Records with drawing code:
:::

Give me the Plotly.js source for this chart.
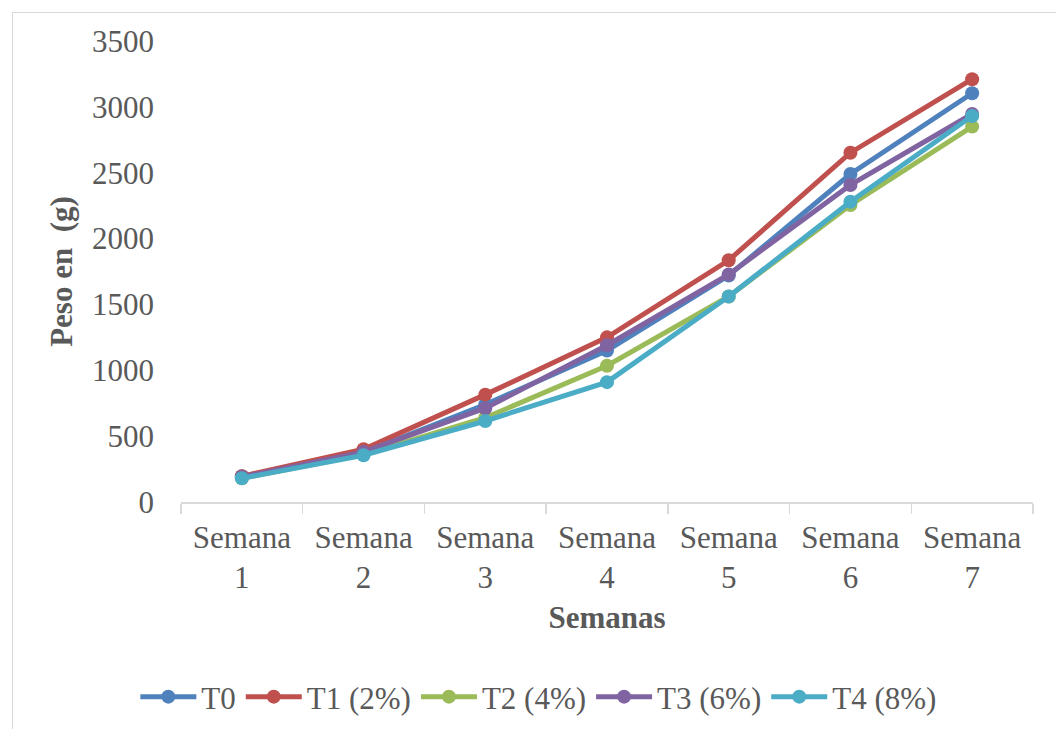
<!DOCTYPE html>
<html>
<head>
<meta charset="utf-8">
<script src="https://cdn.plot.ly/plotly-3.0.1.min.js"></script>
<style>
html,body{margin:0;padding:0;background:#fff;}
#frame{position:absolute;left:12px;top:12px;width:1060px;height:730px;border:1px solid #d9d9d9;box-sizing:border-box;}
#chart{position:absolute;left:0;top:0;width:1056px;height:729px;}
</style>
</head>
<body>
<div id="frame"></div>
<div id="chart"></div>
<script>
var categories = ["Semana<br>1","Semana<br>2","Semana<br>3","Semana<br>4","Semana<br>5","Semana<br>6","Semana<br>7"];
var seriesNames = ["T0","T1 (2%)","T2 (4%)","T3 (6%)","T4 (8%)"];
var T0 = [195, 375, 740, 1150, 1720, 2490, 3103];
var T1 = [195, 400, 815, 1250, 1835, 2652, 3210];
var T2 = [180, 360, 640, 1035, 1560, 2255, 2850];
var T3 = [190, 380, 712, 1190, 1728, 2407, 2946];
var T4 = [180, 355, 615, 910, 1560, 2280, 2931];
var colors = ["#4F81BD","#C0504D","#9BBB59","#8064A2","#4BACC6"];
var allSeries = [T0, T1, T2, T3, T4];

var traces = allSeries.map(function(vals, i){
  return {
    x: categories, y: vals, name: seriesNames[i],
    type: "scatter", mode: "lines+markers",
    line: {color: colors[i], width: 5},
    marker: {color: colors[i], size: 14}
  };
});

var fam = "'Liberation Serif', 'Times New Roman', serif";
var font = {family: fam, color: "#595959", size: 31};

var layout = {
  width: 1056, height: 729,
  margin: {l: 181, r: 23, t: 41, b: 227, autoexpand: false},
  paper_bgcolor: "rgba(0,0,0,0)",
  plot_bgcolor: "rgba(0,0,0,0)",
  font: font,
  showlegend: true,
  legend: {orientation: "h", x: 0.42, xanchor: "center", y: -0.423, yanchor: "middle",
           itemwidth: 56,
           font: {family: fam, color: "#595959", size: 31}, tracegroupgap: 0},
  xaxis: {
    type: "category", range: [-0.5, 6.5], automargin: false,
    showline: true, linecolor: "#d9d9d9", linewidth: 1.5,
    ticks: "outside", tickson: "boundaries", ticklen: 10, tickcolor: "#d9d9d9", tickwidth: 1.5,
    ticklabelstandoff: 7,
    showgrid: false, zeroline: false, tickfont: font,
    title: {text: "<b>Semanas</b>", font: {family: fam, color: "#595959", size: 31}, standoff: 12}
  },
  yaxis: {
    range: [0, 3500], dtick: 500, tick0: 0, automargin: false,
    showline: false, showgrid: false, zeroline: false,
    ticks: "", tickfont: font, ticklabelstandoff: 26,
    title: {text: "<b>Peso en  (g)</b>", font: {family: fam, color: "#595959", size: 31}, standoff: 10}
  }
};

Plotly.newPlot("chart", traces, layout, {displayModeBar: false, staticPlot: true});
</script>
</body>
</html>
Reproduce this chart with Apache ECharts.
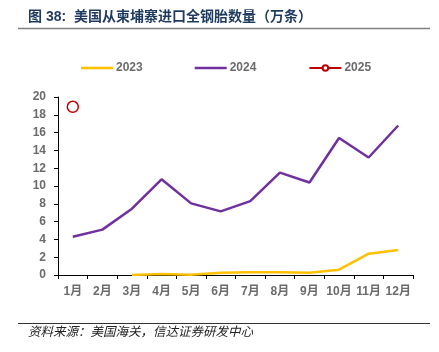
<!DOCTYPE html>
<html>
<head>
<meta charset="utf-8">
<script src="https://cdn.jsdelivr.net/npm/echarts@6/dist/echarts.min.js"></script>
<style>
  html, body { margin: 0; padding: 0; background: #fff; }
  #main { width: 439px; height: 352px; }
</style>
</head>
<body>
<div id="main"></div>
<script>
// 月份
const months = ['1月', '2月', '3月', '4月', '5月', '6月', '7月', '8月', '9月', '10月', '11月', '12月']
// 万条
const data2023 = [null, null, 0, 0.1, 0.02, 0.25, 0.3, 0.3, 0.25, 0.6, 2.4, 2.8]
const data2024 = [4.3, 5.1, 7.45, 10.75, 8.05, 7.15, 8.3, 11.5, 10.4, 15.4, 13.2, 16.8]
const data2025 = [18.9, null, null, null, null, null, null, null, null, null, null, null]

const labelColor = '#6b6b6b'
const lineIcon = 'path://M0,0 H32 V2.6 H0 Z'
const chart = echarts.init(document.getElementById('main'))

const option = {
  animation: false,
  textStyle: { fontFamily: 'Liberation Sans, Arial, Noto Sans CJK SC, sans-serif' },
  graphic: [
    {
      type: 'text',
      left: 28,
      top: 10,
      style: {
        text: '图 38:  美国从柬埔寨进口全钢胎数量（万条）',
        fill: '#1f3a5f',
        font: 'bold 14px "Liberation Sans", "Noto Sans CJK SC", sans-serif'
      }
    },
    {
      type: 'line',
      shape: { x1: 18, y1: 28.5, x2: 430, y2: 28.5 },
      style: { stroke: '#808080', lineWidth: 1.5 }
    },
    {
      type: 'line',
      shape: { x1: 18, y1: 323.5, x2: 430, y2: 323.5 },
      style: { stroke: '#333', lineWidth: 1 }
    },
    {
      type: 'text',
      left: 28,
      top: 325,
      style: {
        text: '资料来源：美国海关，信达证券研发中心',
        fill: '#222',
        font: 'italic 12.5px "Noto Sans CJK SC", sans-serif'
      }
    }
  ],
  legend: {
    top: 57,
    left: 76,
    itemWidth: 32,
    itemHeight: 7,
    itemGap: 52,
    textStyle: { color: labelColor, fontSize: 12, fontWeight: 'bold', padding: [0, 0, 0, -2] },
    data: [
      { name: '2023', icon: lineIcon },
      { name: '2024', icon: lineIcon },
      { name: '2025' }
    ]
  },
  grid: { left: 58, right: 26, top: 97, bottom: 77 },
  xAxis: {
    type: 'category',
    data: months,
    boundaryGap: true,
    axisLine: { lineStyle: { color: '#000', width: 1 } },
    axisTick: { show: true, length: 4, lineStyle: { color: '#000' } },
    axisLabel: { color: labelColor, fontSize: 12, fontWeight: 'bold', margin: 11, interval: 0 }
  },
  yAxis: {
    type: 'value',
    min: 0,
    max: 20,
    interval: 2,
    splitLine: { show: false },
    axisLine: { show: true, lineStyle: { color: '#000', width: 1 } },
    axisTick: { show: true, length: 4, lineStyle: { color: '#000' } },
    axisLabel: { color: labelColor, fontSize: 12, fontWeight: 'bold', margin: 12 }
  },
  series: [
    {
      name: '2023',
      type: 'line',
      symbol: 'none',
      lineStyle: { color: '#ffc000', width: 2.5 },
      itemStyle: { color: '#ffc000' },
      data: data2023
    },
    {
      name: '2024',
      type: 'line',
      symbol: 'none',
      lineStyle: { color: '#7030a0', width: 2.5 },
      itemStyle: { color: '#7030a0' },
      data: data2024
    },
    {
      name: '2025',
      type: 'line',
      symbol: 'circle',
      symbolSize: 11,
      showSymbol: true,
      lineStyle: { color: '#c00000', width: 2.5 },
      itemStyle: { color: '#fff', borderColor: '#c00000', borderWidth: 1.5 },
      data: data2025
    }
  ]
}
option && chart.setOption(option)
</script>
</body>
</html>
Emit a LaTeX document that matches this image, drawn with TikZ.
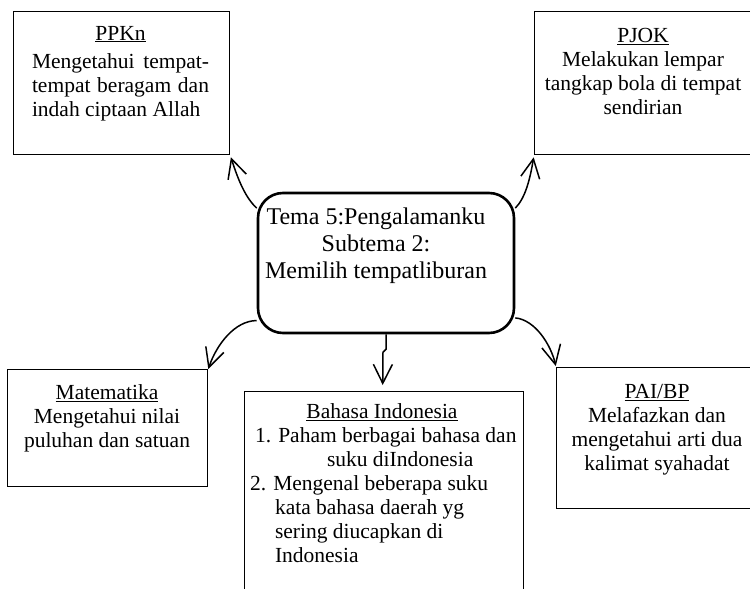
\documentclass[tikz,border=0pt]{standalone}
\usepackage{fontspec}
\setmainfont{Liberation Serif}
\usetikzlibrary{arrows.meta}

\begin{document}
\begin{tikzpicture}[x = 1pt, y = -1pt,
		kotak/.style = {draw, line width = 1.3pt, anchor = north west, inner sep = 0pt},
		isi/.style = {anchor = north, inner sep = 0pt, align = center, font = \fontsize{21.5}{24}\selectfont},
		panah/.style = {line width = 1.5pt, -{Straight Barb[length = 19pt, width = 19pt, line width = 1.5pt]}}]
		\useasboundingbox (0,0) rectangle (750,589);
		\clip (0,0) rectangle (750,589);
		% tema di tengah
		\node [draw, line width = 2.6pt, rounded corners = 25pt, minimum width = 256pt, minimum height = 140pt] (tema) at (386,263) {};
		\node [isi, font = \fontsize{24}{27}\selectfont] (tema-isi) at (376,208) {Tema 5:Pengalamanku\\Subtema 2:\\Memilih tempatliburan};
		% kotak mata pelajaran
		\node [kotak, minimum width = 216pt, minimum height = 143pt] (ppkn) at (13,11) {};
		\node [kotak, minimum width = 218pt, minimum height = 143pt] (pjok) at (534,11) {};
		\node [kotak, minimum width = 200pt, minimum height = 117pt] (mat) at (7,369) {};
		\node [kotak, minimum width = 279pt, minimum height = 220pt] (bi) at (244,391) {};
		\node [kotak, minimum width = 202pt, minimum height = 141pt] (pai) at (556,367) {};
		\node [isi, text width = 177pt, align = justify] (ppkn-isi) at (120.5,26) {{\centering\underline{PPKn}\par}\vspace{4pt}Mengetahui tempat-\linebreak tempat beragam dan\linebreak indah ciptaan Allah};
		\node [isi] (pjok-isi) at (643,28) {\underline{PJOK}\\Melakukan lempar\\tangkap bola di tempat\\sendirian};
		\node [isi] (mat-isi) at (107,384) {\underline{Matematika}\\Mengetahui nilai\\puluhan dan satuan};
		\node [isi] (pai-isi) at (657,384) {\underline{PAI/BP}\\Melafazkan dan\\mengetahui arti dua\\kalimat syahadat};
		\node [isi, text width = 272pt, align = flush left] (bi-isi) at (382,403) {{\centering\underline{Bahasa Indonesia}\par}\hspace*{9pt}1. Paham berbagai bahasa dan\\\hspace*{81pt}suku diIndonesia\\\hspace*{4pt}2. Mengenal beberapa suku\\\hspace*{29pt}kata bahasa daerah yg\\\hspace*{29pt}sering diucapkan di\\\hspace*{29pt}Indonesia};
		% panah
		\draw [panah, shorten > = 2pt] (tema.157) .. controls +(-12,-11) and +(7,22) .. (ppkn.south east);
		\draw [panah, shorten > = 2pt] (tema.23) .. controls +(10,-10) and +(-4,24) .. (pjok.south west);
		\draw [panah] (tema.204) .. controls +(-22,0) and +(8,-24) .. (mat.north east);
		\draw [panah, shorten > = 1pt] (tema.337) .. controls +(20,2) and +(-5,-22) .. (pai.north west);
		\draw [panah, shorten > = 6pt] (tema.south) -- ++(0,15) -- ++(-3,3) -- ([xshift = -1.5pt]bi.north);
	\end{tikzpicture}
\end{document}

:::

WHAT NEEDS TO BE DONE –
Repeat, exactly and in full, each line from the start of the data to the line that contains "var allSeries = [T0, T1, T2, T3, T4];". Pictures do not go in.

ANSWER FOR THIS EXERCISE –
Give me the Plotly.js source for this chart.
<!DOCTYPE html>
<html>
<head>
<meta charset="utf-8">
<script src="https://cdn.plot.ly/plotly-3.0.1.min.js"></script>
<style>
html,body{margin:0;padding:0;background:#fff;}
#frame{position:absolute;left:12px;top:12px;width:1060px;height:730px;border:1px solid #d9d9d9;box-sizing:border-box;}
#chart{position:absolute;left:0;top:0;width:1056px;height:729px;}
</style>
</head>
<body>
<div id="frame"></div>
<div id="chart"></div>
<script>
var categories = ["Semana<br>1","Semana<br>2","Semana<br>3","Semana<br>4","Semana<br>5","Semana<br>6","Semana<br>7"];
var seriesNames = ["T0","T1 (2%)","T2 (4%)","T3 (6%)","T4 (8%)"];
var T0 = [195, 375, 740, 1150, 1720, 2490, 3103];
var T1 = [195, 400, 815, 1250, 1835, 2652, 3210];
var T2 = [180, 360, 640, 1035, 1560, 2255, 2850];
var T3 = [190, 380, 712, 1190, 1728, 2407, 2946];
var T4 = [180, 355, 615, 910, 1560, 2280, 2931];
var colors = ["#4F81BD","#C0504D","#9BBB59","#8064A2","#4BACC6"];
var allSeries = [T0, T1, T2, T3, T4];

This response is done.